Laimbeer is embracing player development, a bit of a knock on him in New York, but he also sounded nearly giddy at how fast it's all coming together for his new team.

“We're growing,” Laimbeer said. “If we hit our stride—we can push the ball, we're playing solid defense, we've got more shooters now, we've got A'ja Wilson—we can score... this could be interesting times.”

And Plum is central to that growth. Don't expect that to change, even with Moriah Jefferson's looming return from a knee injury sometime next month. Laimbeer expressed an openness to playing Plum and Jefferson together—no sacrifice, considering Plum was every bit as efficient offensively off the ball her senior season in Washington. Perhaps in preparation, he ran out a lineup with Plum and Lindsay Allen late in the New York game.
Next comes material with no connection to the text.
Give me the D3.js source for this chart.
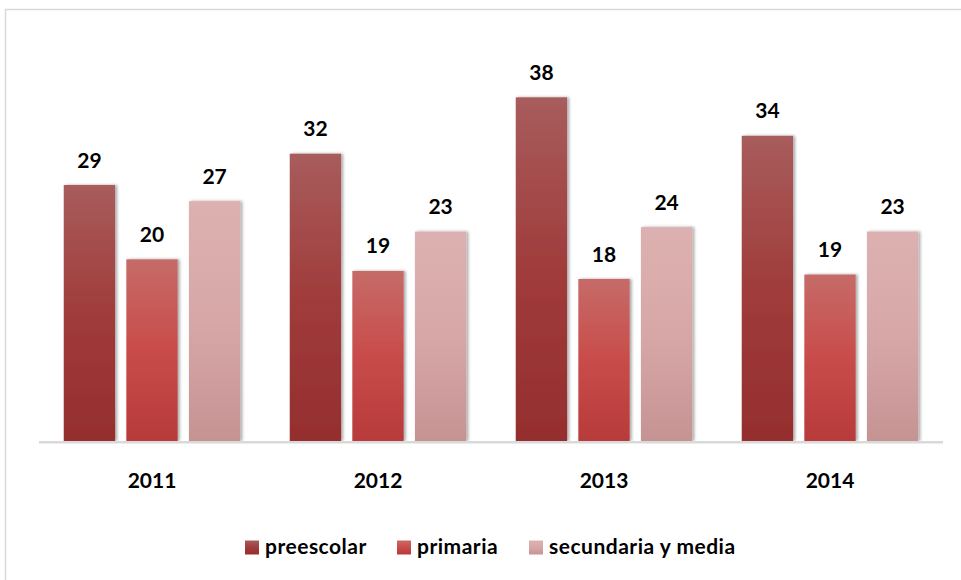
<!DOCTYPE html>
<html>
<head>
<meta charset="utf-8">
<script src="https://cdn.jsdelivr.net/npm/d3@7"></script>
<style>
  html, body { margin: 0; padding: 0; background: #fff; }
  svg { display: block; font-family: Lato, "Open Sans", sans-serif; }
</style>
</head>
<body>
<svg id="chart" width="961" height="580"></svg>
<script>
// ---- data ----
const years = ["2011", "2012", "2013", "2014"];
const seriesNames = ["preescolar", "primaria", "secundaria y media"];
const preescolar = [28.6, 32.1, 38.4, 34.1];
const primaria = [20.3, 19.0, 18.1, 18.6];
const secundaria = [26.8, 23.4, 23.9, 23.4];
const seriesValues = [preescolar, primaria, secundaria];

// ---- styles ----
const gradStops = [
  [["#a85c5c", 0], ["#a03c3b", 0.5], ["#952e2e", 1]],
  [["#c66b68", 0], ["#c84c4a", 0.5], ["#b83a3a", 1]],
  [["#ddb1b1", 0], ["#d7a7a7", 0.5], ["#c69393", 1]]
];

const svg = d3.select("#chart");
const plot = { left: 39, right: 943, top: 83, bottom: 441 };

// frame (extends beyond the picture on right and bottom)
svg.append("rect")
  .attr("x", 5.5).attr("y", 9.5)
  .attr("width", 1000).attr("height", 1000)
  .attr("fill", "none").attr("stroke", "#d9d9d9").attr("stroke-width", 1.5);

const defs = svg.append("defs");
gradStops.forEach((stops, i) => {
  const g = defs.append("linearGradient")
    .attr("id", "grad" + i).attr("x1", 0).attr("y1", 0).attr("x2", 0).attr("y2", 1);
  stops.forEach(([c, o]) => g.append("stop").attr("offset", o).attr("stop-color", c));
});
const f = defs.append("filter").attr("id", "shadow")
  .attr("x", "-20%").attr("y", "-5%").attr("width", "140%").attr("height", "110%");
f.append("feDropShadow").attr("dx", 2).attr("dy", 0).attr("stdDeviation", 1.8)
  .attr("flood-color", "#000").attr("flood-opacity", 0.35);

const x0 = d3.scaleBand().domain(years).range([plot.left, plot.right])
  .paddingInner(0.219).paddingOuter(0.1095);
const x1 = d3.scaleBand().domain(d3.range(seriesNames.length))
  .range([0, x0.bandwidth()]).paddingInner(0.18).paddingOuter(0);
const y = d3.scaleLinear().domain([0, 40]).range([plot.bottom, plot.top]);

// bars
const groups = svg.append("g").selectAll("g").data(years).join("g")
  .attr("transform", d => `translate(${x0(d)},0)`);

groups.each(function(yr, yi) {
  const g = d3.select(this);
  seriesValues.forEach((vals, si) => {
    const v = vals[yi];
    g.append("rect")
      .attr("x", x1(si)).attr("y", y(v))
      .attr("width", x1.bandwidth()).attr("height", y(0) - y(v))
      .attr("fill", `url(#grad${si})`)
      .attr("filter", "url(#shadow)");
    g.append("text")
      .attr("x", x1(si) + x1.bandwidth() / 2)
      .attr("y", y(v) - 17.5)
      .attr("text-anchor", "middle")
      .attr("font-size", 21).attr("font-weight", "bold").attr("fill", "#000")
      .text(Math.round(v));
  });
});

// x axis
const xAxis = svg.append("g").attr("transform", `translate(0,${plot.bottom + 1.2})`)
  .call(d3.axisBottom(x0).tickSize(0).tickPadding(0));
xAxis.select(".domain").attr("stroke", "#d9d9d9").attr("stroke-width", 2.5)
  .attr("d", `M${plot.left},0H${plot.right}`);
xAxis.selectAll(".tick text")
  .attr("y", 0).attr("dy", 0)
  .attr("transform", `translate(0,${488 - plot.bottom - 1.2})`)
  .attr("font-family", "Lato, 'Open Sans', sans-serif")
  .attr("font-size", 21).attr("font-weight", "bold").attr("fill", "#000");

// legend
const legendStarts = [245, 397, 529];
const legend = svg.append("g");
seriesNames.forEach((name, i) => {
  legend.append("rect")
    .attr("x", legendStarts[i]).attr("y", 540.5)
    .attr("width", 14).attr("height", 14)
    .attr("fill", `url(#grad${i})`);
  legend.append("text")
    .attr("x", legendStarts[i] + 20).attr("y", 554)
    .attr("font-size", 21).attr("font-weight", "bold").attr("fill", "#000")
    .attr("letter-spacing", 0.5)
    .text(name);
});
</script>
</body>
</html>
Notably, Plum is doing all the things her critics questioned she could do at the WNBA level. All that's missing is the shooting accuracy, and no one doubts that will come, the feathery touch as pure as ever in pregame warmups, the range unlimited. All Plum really needed was a chance—to “play great defense, make shots, take care of the ball,” as she put it, not live up to some version of herself defined by anyone else.

“I can't let other people's opinions come in,” Plum said. “But you know, they look at stats. They look at playing time. They look at very different things. I know myself. I know the work I put in. I know the type of player I am. I'm just trying to help my team. If that makes me look like I am not getting any better, it's out of my hands.”